Zoning Meetings Confront Issue of All Undergrads on Campus, Loop Road
Two meetings of the D.C. Zoning Commission—May 12 and May 16—dealt with the issues of the D.C. Office of Planning's review of Georgetown University's 2010-2020 campus plan. The Office of Planning calls for the university to house 100 percent of its undergraduate students on campus by fall semester 2016, as well as the university's proposed loop road, which would cut north to south on the west edge of the main campus.
At the May 16 zoning board meeting, District Department of Transportation officials said it cannot support the university's application for the road because Georgetown did not submit enough information. "The Zoning Commission members were left wondering how they could evaluate a plan without specific guidance or suggestions from the transportation agency," according to the Georgetown Patch.
Zoning commissioner Peter May found it "unusual" to get a report, especially for something as long gestating as the campus plan, and for DDOT to then “say you believe their report is inadequate." This uncertainty left the zoning commission wondering how it might evaluate the loop road, especially in light of the possibility that a new hospital might be built on the campus in the future.

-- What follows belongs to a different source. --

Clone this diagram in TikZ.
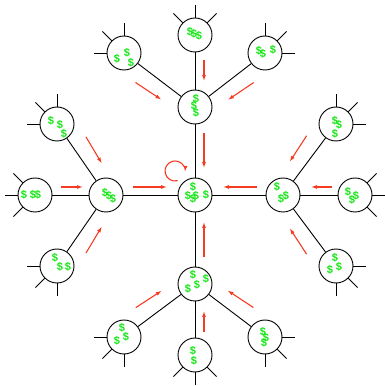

At the May 12 meeting, Jennifer Steingasser of the Office of Planning discussed its findings with Maureen Dwyer, an attorney for Georgetown University, who questioned Steingasser on the requirements of housing 100 percent of undergraduates on campus by autumn 2016 and the huge cost involved. Steingasser said that the panel ignored the economics and simply wanted to issue constraints on students living in the nearby neighborhood—whose larger numbers affect the quality of life—and that it hoped to maintain "neighborhood conservation" and restore balance.
The Office of Planning stated in its report: "O.P. is concerned that the maximum total enrollment of students…places the surrounding neighborhoods at the tipping point of diminished residential character. Off-campus student living and commuting traffic add to the deterioration of the residential character of the surrounding neighborhoods." If Georgetown cannot meet the projected numbers, it would have to adjust its enrollment caps.
While the evaluations by the Office of Planning and the DDOT are not binding on the zoning commission, they do have enormous influence on the zoning debate.
The next zoning meetings on the campus plan will be on June 2 and 6.